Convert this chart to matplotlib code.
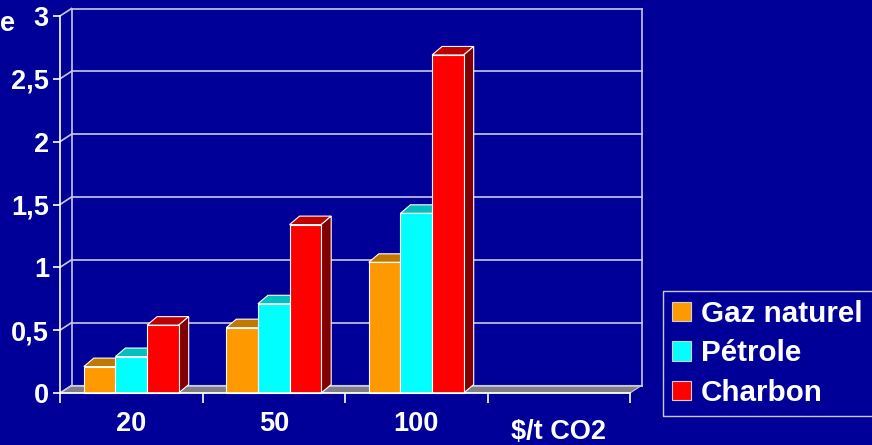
import matplotlib
matplotlib.use("Agg")
import matplotlib.pyplot as plt
from matplotlib.patches import Polygon, Rectangle, Patch

# ------------------------
# Data
# ------------------------
prices = ["20", "50", "100"]
series = ["Gaz naturel", "Pétrole", "Charbon"]
gaz = [0.21, 0.52, 1.04]
petrole = [0.29, 0.71, 1.43]
charbon = [0.54, 1.34, 2.69]
yticks = [0, 0.5, 1, 1.5, 2, 2.5, 3]
ytick_labels = ["0", "0,5", "1", "1,5", "2", "2,5", "3"]

BG = "#000099"
FRONT = ["#FF9900", "#00FFFF", "#FF0000"]
TOP = ["#C07800", "#00C0C0", "#C00000"]
SIDE = ["#A05A00", "#008C8C", "#800000"]
WALL = "#C8C8E6"

plt.rcParams["font.family"] = ["Liberation Sans", "DejaVu Sans"]
plt.rcParams["font.weight"] = "bold"

fig = plt.figure(figsize=(8.72, 4.45), dpi=100, facecolor=BG)
W, H = 872, 445
ax = fig.add_axes([60 / W, 52 / H, 570 / W, 377 / H])
ax.set_facecolor("none")
ax.set_xlim(0, 4)
ax.set_ylim(0, 3)

# pixel -> data helpers for the 3D depth
px_x = 4 / 570
px_y = 3 / 377
wdx, wdy = 11.5 * px_x, 7.5 * px_y     # walls
bdx, bdy = 10 * px_x, 8.5 * px_y       # bars

# back wall, side wall, floor
ax.add_patch(Polygon([(0, 0), (4, 0), (4 + wdx, wdy), (wdx, wdy)],
                     closed=True, facecolor="#808080", edgecolor=WALL,
                     lw=0.8, clip_on=False, zorder=1))
for y in yticks:
    ax.plot([wdx, 4 + wdx], [y + wdy, y + wdy], color=WALL, lw=1.2,
            clip_on=False, zorder=1)
    ax.plot([0, wdx], [y, y + wdy], color=WALL, lw=1.2, clip_on=False, zorder=1)
ax.plot([wdx, wdx], [wdy, 3 + wdy], color=WALL, lw=1.2, clip_on=False, zorder=1)
ax.plot([4 + wdx, 4 + wdx], [wdy, 3 + wdy], color=WALL, lw=1.2,
        clip_on=False, zorder=1)

# 3D bars: top, side, then front face
bw = 0.222
values = [gaz, petrole, charbon]
for i in range(len(prices)):
    for j, vals in enumerate(values):
        v = vals[i]
        x0 = i + 0.5 - 1.5 * bw + j * bw
        ax.add_patch(Polygon([(x0, v), (x0 + bw, v), (x0 + bw + bdx, v + bdy),
                              (x0 + bdx, v + bdy)], closed=True,
                             facecolor=TOP[j], edgecolor="white", lw=0.8,
                             clip_on=False, zorder=3))
        ax.add_patch(Polygon([(x0 + bw, 0), (x0 + bw + bdx, bdy),
                              (x0 + bw + bdx, v + bdy), (x0 + bw, v)],
                             closed=True, facecolor=SIDE[j], edgecolor="white",
                             lw=0.8, clip_on=False, zorder=3))
        ax.add_patch(Rectangle((x0, 0), bw, v, facecolor=FRONT[j],
                               edgecolor="white", lw=0.8, clip_on=False,
                               zorder=3))

# axes
for s in ["top", "right"]:
    ax.spines[s].set_visible(False)
for s in ["left", "bottom"]:
    ax.spines[s].set_color("white")
    ax.spines[s].set_linewidth(1.2)
    ax.spines[s].set_zorder(4)
ax.set_yticks(yticks)
ax.set_yticklabels(ytick_labels)
ax.set_xticks([0, 1, 2, 3, 4])
ax.set_xticklabels([])
ax.set_xticks([0.5, 1.5, 2.5], minor=True)
ax.set_xticklabels(prices, minor=True)
ax.tick_params(axis="y", colors="white", length=5, width=1.2, pad=3,
               labelsize=19.5)
ax.tick_params(axis="x", which="major", colors="white", length=7, width=1.2)
ax.tick_params(axis="x", which="minor", colors="white", length=0, pad=13,
               labelsize=19.5)
ax.text(3.5, -0.21, "$/t CO2", color="white", fontsize=19.5,
        fontweight="bold", ha="center", va="top", clip_on=False)
fig.text(0.0, 1 - 24 / H, "e", color="white", fontsize=19.5,
         fontweight="bold", ha="left", va="center")

# legend box runs past the right edge of the figure
handles = [Patch(facecolor=c, edgecolor="#D0D0D0", lw=0.8) for c in FRONT]
leg = fig.legend(handles, series, loc="upper left", mode="expand",
                 bbox_to_anchor=(663 / W, 1 - 291 / H, 230 / W, 0),
                 bbox_transform=fig.transFigure, frameon=True, fancybox=False,
                 facecolor=BG, edgecolor=WALL, framealpha=1,
                 prop={"family": "Liberation Sans", "weight": "bold",
                       "size": 21.3},
                 handlelength=0.64, handleheight=0.64, handletextpad=0.33,
                 borderpad=0.3, labelspacing=0.39, borderaxespad=0)
for t in leg.get_texts():
    t.set_color("white")

fig.savefig("out.png", dpi=100, facecolor=BG)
_ _ _ _ _
= Exercise instructions =
Pictures stay out. Print the data exactly, from its first line through the line containing "from matplotlib.patches import".

= Solution to the problem =
Convert this chart to matplotlib code.
import matplotlib
matplotlib.use("Agg")
import matplotlib.pyplot as plt
from matplotlib.patches import Polygon, Rectangle, Patch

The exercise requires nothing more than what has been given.